Esse será um dos pontos mais polémicos da nova comissão. Consciente das dificuldades jurídicas, até agora o CDS só tinha apresentado um requerimento para saber se existiam ou não os referidos sms. Já o PSD tinha um requerimento no qual pedia diretamente a transcrição das mensagens. Ambos foram travados esta semana pela maioria de esquerda, que entendeu que estavam fora do objeto da comissão de inquérito.

Mas a questão deve voltar a colocar-se e tanto o PSD como o CDS consideram que há legitimidade, ao abrigo dos poderes das comissões de inquérito, para pedir o acesso a estas mensagens. «Na comissão do BES, a esquerda pediu os emails do Ricciardi», recorda uma fonte da direção da bancada do PSD, afirmando que «as comissões de inquérito têm poderes equiparados aos dos tribunais em processos crime».

O objetivo de PSD e CDS é que a nova comissão de inquérito à CGD possa entrar em funções o mais rapidamente possível. «Desejavelmente, seria algo sequencial, uma vez que a que existe termina no dia 26 de março. Mas nada impede que uma comece antes de outra acabar», aponta uma fonte centrista.

O que nem PSD nem CDS ponderam é abandonar a atual comissão de inquérito à CGD. «Nós nunca abandonámos uma comissão. O PS é que já fez pior: nem sequer indicou deputados para a comissão eventual da reforma do Estado», afirma uma fonte social-democrata, já depois de João Almeida ter assumido na quinta-feira que estava fora de questão o CDS abandonar os trabalhos da comissão de inquérito.

De resto, no CDS acredita-se que a atual comissão de inquérito ainda pode revelar «informação interessante» sobre as necessidades de capitalização da Caixa e a forma como os sucessivos governos se foram relacionando com o banco público.

Não haverá queixa crime

O que o CDS não vai fazer é apresentar uma queixa crime por perjúrio contra Mário Centeno com base nas falsas declarações que o ministro terá feito à comissão ao dizer que «inexistiam» comunicações com Domingues que se veio a saber que existiam.

«A comunicação do ministro foi feita para esvaziar a ilicitude do comportamento. É claro que houve ali mão de juristas, que indicaram a Centeno a importância de sublinhar a boa-fé para afastar qualquer dolo», comenta uma fonte do CDS, explicando que, de qualquer modo, «todos os relatórios finais das comissões de inquérito são sempre enviados para o Ministério Público».

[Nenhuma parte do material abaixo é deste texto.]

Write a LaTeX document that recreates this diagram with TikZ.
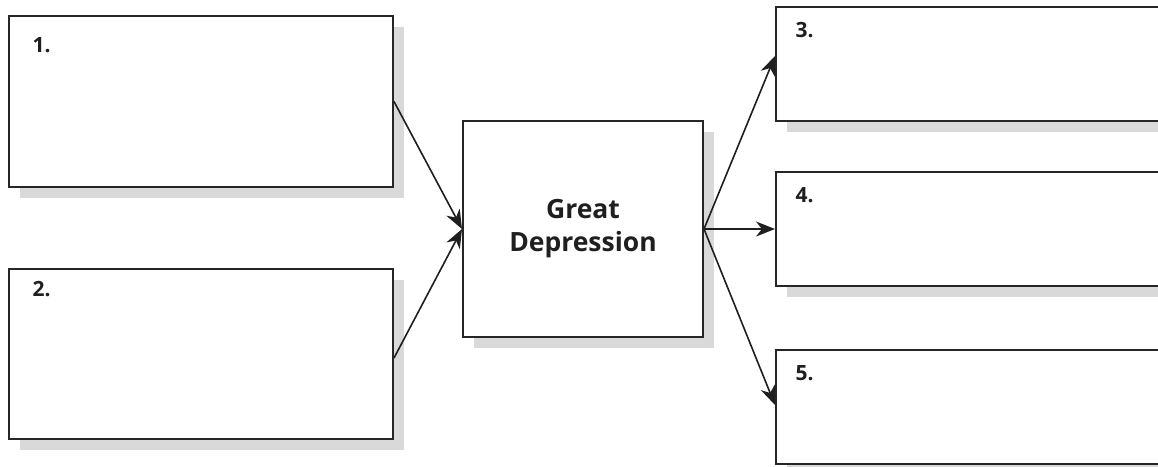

Caberá, depois, ao Ministério Público analisar se entre as conclusões que a comissão de inquérito à CGD vier a produzir haverá ou não matéria crime. «Só esperemos que não haja bloqueio por parte da esquerda para que essa mentira do ministro fique fora das conclusões», afirma a mesma fonte centrista.

Cristas ainda não vai a Belém

O que está também, pelo menos para já, fora de causa é Assunção Cristas pedir uma audiência a Marcelo para expor os receios dos centristas com o que consideram ser uma situação anómala do regular funcionamento do Parlamento que se traduziu num bloqueio de esquerda aos requerimentos da direita na comissão de inquérito à CGD.

Cristas admitiu essa hipótese esta semana em entrevista ao Eco, mas um dirigente centrista assegura que para já a criação de uma nova comissão de inquérito será suficiente para tentar ultrapassar um problema que levou o social-democrata José Matos Correia a demitir-se da presidência da comissão por entender estarem a ser postos em causa «os direitos das minorias» e o apuramento da verdade. «Não queremos dramatizar ainda mais as coisas», sustenta o dirigente do CDS.

Agora, o PSD terá de indicar um novo presidente para a comissão de inquérito na reunião da próxima terça-feira. Esta semana, optou por não nomear o sucessor de Matos Correia para poder refletir sobre a forma como estavam a decorrer os trabalhos. Uma reflexão que levou à proposta de uma nova comissão de inquérito capaz de superar o impasse em que se encontrava a atual.